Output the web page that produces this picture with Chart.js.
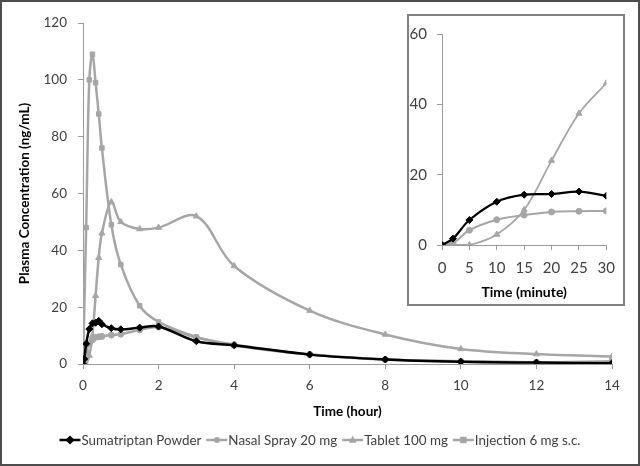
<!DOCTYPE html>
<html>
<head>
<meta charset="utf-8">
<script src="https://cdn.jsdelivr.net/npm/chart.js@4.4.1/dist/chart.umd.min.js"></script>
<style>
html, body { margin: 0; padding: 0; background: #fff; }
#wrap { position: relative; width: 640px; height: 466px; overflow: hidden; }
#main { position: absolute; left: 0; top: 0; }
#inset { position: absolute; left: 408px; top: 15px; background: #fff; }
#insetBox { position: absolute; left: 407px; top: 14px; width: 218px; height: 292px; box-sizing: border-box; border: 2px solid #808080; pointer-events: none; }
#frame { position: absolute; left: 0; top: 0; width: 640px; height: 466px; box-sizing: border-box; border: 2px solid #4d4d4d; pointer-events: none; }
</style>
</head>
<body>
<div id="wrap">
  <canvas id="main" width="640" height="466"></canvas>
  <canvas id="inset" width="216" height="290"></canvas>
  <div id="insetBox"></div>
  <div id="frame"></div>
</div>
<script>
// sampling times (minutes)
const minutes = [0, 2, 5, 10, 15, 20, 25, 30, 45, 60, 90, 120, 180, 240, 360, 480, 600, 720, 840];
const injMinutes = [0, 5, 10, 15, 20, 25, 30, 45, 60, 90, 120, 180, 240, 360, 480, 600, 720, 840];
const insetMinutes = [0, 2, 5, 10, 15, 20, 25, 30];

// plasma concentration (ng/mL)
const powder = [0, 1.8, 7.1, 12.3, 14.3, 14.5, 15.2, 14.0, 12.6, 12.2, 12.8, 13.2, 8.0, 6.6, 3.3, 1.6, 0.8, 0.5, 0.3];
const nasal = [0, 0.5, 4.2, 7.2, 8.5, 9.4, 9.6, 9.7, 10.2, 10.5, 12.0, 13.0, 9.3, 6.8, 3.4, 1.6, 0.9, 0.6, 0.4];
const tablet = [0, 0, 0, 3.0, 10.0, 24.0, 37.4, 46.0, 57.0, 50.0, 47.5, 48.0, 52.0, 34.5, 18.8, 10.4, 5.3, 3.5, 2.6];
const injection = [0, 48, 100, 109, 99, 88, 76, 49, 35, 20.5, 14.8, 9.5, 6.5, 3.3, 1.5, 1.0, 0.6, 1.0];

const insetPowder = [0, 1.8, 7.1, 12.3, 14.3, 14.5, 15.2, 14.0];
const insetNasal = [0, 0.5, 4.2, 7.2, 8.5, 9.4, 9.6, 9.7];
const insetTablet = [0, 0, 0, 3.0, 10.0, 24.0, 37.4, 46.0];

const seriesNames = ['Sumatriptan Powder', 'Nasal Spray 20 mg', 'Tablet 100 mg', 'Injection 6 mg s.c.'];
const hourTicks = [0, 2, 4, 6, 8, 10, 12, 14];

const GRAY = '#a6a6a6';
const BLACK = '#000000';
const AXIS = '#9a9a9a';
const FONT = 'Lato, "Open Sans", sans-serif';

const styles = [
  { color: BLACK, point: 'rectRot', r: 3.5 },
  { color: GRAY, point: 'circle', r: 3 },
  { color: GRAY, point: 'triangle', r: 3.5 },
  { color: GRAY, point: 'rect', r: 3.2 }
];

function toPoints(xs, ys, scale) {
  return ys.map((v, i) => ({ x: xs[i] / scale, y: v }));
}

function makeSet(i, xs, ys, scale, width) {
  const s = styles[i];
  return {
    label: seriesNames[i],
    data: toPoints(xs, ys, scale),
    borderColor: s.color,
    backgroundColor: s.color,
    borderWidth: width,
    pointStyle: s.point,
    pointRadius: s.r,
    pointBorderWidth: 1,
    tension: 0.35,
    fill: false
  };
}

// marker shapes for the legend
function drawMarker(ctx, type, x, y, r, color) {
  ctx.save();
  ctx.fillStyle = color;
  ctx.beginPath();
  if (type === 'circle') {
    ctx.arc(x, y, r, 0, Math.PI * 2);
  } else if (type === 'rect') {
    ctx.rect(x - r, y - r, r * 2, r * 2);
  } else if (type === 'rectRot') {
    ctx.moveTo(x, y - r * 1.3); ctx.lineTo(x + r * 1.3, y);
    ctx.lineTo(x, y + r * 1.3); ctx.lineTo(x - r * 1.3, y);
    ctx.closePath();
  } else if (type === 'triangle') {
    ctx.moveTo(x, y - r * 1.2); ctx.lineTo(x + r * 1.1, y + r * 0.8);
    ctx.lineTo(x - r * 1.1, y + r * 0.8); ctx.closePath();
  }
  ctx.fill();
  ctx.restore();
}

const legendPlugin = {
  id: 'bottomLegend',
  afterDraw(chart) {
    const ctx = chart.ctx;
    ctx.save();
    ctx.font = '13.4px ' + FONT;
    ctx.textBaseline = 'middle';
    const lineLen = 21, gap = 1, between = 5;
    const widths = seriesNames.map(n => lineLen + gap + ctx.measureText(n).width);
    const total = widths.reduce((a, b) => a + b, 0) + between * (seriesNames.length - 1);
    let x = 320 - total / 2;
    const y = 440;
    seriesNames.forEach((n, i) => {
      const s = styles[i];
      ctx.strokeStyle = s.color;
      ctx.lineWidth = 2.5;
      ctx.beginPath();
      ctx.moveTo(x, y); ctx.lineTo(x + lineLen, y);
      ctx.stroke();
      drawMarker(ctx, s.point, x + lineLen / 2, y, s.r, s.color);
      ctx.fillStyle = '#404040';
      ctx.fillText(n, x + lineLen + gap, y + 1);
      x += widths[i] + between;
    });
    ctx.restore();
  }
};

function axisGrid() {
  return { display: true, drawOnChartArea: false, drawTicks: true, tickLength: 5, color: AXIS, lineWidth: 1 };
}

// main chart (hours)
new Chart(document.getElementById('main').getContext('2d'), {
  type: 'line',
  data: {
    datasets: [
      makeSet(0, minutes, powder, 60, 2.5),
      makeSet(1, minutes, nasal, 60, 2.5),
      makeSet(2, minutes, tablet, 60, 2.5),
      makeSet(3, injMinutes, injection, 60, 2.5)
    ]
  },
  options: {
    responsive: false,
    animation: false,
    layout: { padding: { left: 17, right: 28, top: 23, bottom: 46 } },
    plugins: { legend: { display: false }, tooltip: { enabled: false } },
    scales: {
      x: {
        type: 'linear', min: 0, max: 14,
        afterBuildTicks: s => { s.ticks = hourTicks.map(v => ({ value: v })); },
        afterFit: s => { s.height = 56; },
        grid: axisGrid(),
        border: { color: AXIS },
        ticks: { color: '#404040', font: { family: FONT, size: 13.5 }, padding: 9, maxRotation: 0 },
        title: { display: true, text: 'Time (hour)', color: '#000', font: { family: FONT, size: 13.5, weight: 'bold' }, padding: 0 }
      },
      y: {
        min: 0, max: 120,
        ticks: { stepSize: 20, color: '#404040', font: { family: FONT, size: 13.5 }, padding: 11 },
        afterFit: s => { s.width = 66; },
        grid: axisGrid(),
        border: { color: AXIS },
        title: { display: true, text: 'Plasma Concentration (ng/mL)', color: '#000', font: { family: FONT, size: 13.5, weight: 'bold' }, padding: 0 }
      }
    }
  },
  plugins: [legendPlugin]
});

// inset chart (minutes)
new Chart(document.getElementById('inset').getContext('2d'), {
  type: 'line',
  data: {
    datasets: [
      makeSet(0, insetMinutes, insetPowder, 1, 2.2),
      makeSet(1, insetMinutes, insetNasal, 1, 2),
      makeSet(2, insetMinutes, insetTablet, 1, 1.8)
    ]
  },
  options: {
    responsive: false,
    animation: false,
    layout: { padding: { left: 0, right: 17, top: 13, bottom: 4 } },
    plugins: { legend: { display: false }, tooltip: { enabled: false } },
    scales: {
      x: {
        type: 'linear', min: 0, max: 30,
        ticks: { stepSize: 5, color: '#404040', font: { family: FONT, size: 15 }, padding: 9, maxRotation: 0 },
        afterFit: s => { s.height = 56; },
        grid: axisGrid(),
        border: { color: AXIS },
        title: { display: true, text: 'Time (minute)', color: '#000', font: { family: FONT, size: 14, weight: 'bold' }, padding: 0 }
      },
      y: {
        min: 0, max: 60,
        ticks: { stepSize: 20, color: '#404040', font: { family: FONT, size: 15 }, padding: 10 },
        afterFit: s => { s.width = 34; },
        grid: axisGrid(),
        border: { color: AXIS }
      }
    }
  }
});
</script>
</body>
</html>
········
> YOUR INSTRUCTIONS
Please take the lines from the beginning of the data above through the line holding "const insetMinutes = [0, 2, 5, 10, 15, 20, 25, 30];" and transcribe them exactly, without any pictures.

> COMPLETE OUTPUT
Output the web page that produces this picture with Chart.js.
<!DOCTYPE html>
<html>
<head>
<meta charset="utf-8">
<script src="https://cdn.jsdelivr.net/npm/chart.js@4.4.1/dist/chart.umd.min.js"></script>
<style>
html, body { margin: 0; padding: 0; background: #fff; }
#wrap { position: relative; width: 640px; height: 466px; overflow: hidden; }
#main { position: absolute; left: 0; top: 0; }
#inset { position: absolute; left: 408px; top: 15px; background: #fff; }
#insetBox { position: absolute; left: 407px; top: 14px; width: 218px; height: 292px; box-sizing: border-box; border: 2px solid #808080; pointer-events: none; }
#frame { position: absolute; left: 0; top: 0; width: 640px; height: 466px; box-sizing: border-box; border: 2px solid #4d4d4d; pointer-events: none; }
</style>
</head>
<body>
<div id="wrap">
  <canvas id="main" width="640" height="466"></canvas>
  <canvas id="inset" width="216" height="290"></canvas>
  <div id="insetBox"></div>
  <div id="frame"></div>
</div>
<script>
// sampling times (minutes)
const minutes = [0, 2, 5, 10, 15, 20, 25, 30, 45, 60, 90, 120, 180, 240, 360, 480, 600, 720, 840];
const injMinutes = [0, 5, 10, 15, 20, 25, 30, 45, 60, 90, 120, 180, 240, 360, 480, 600, 720, 840];
const insetMinutes = [0, 2, 5, 10, 15, 20, 25, 30];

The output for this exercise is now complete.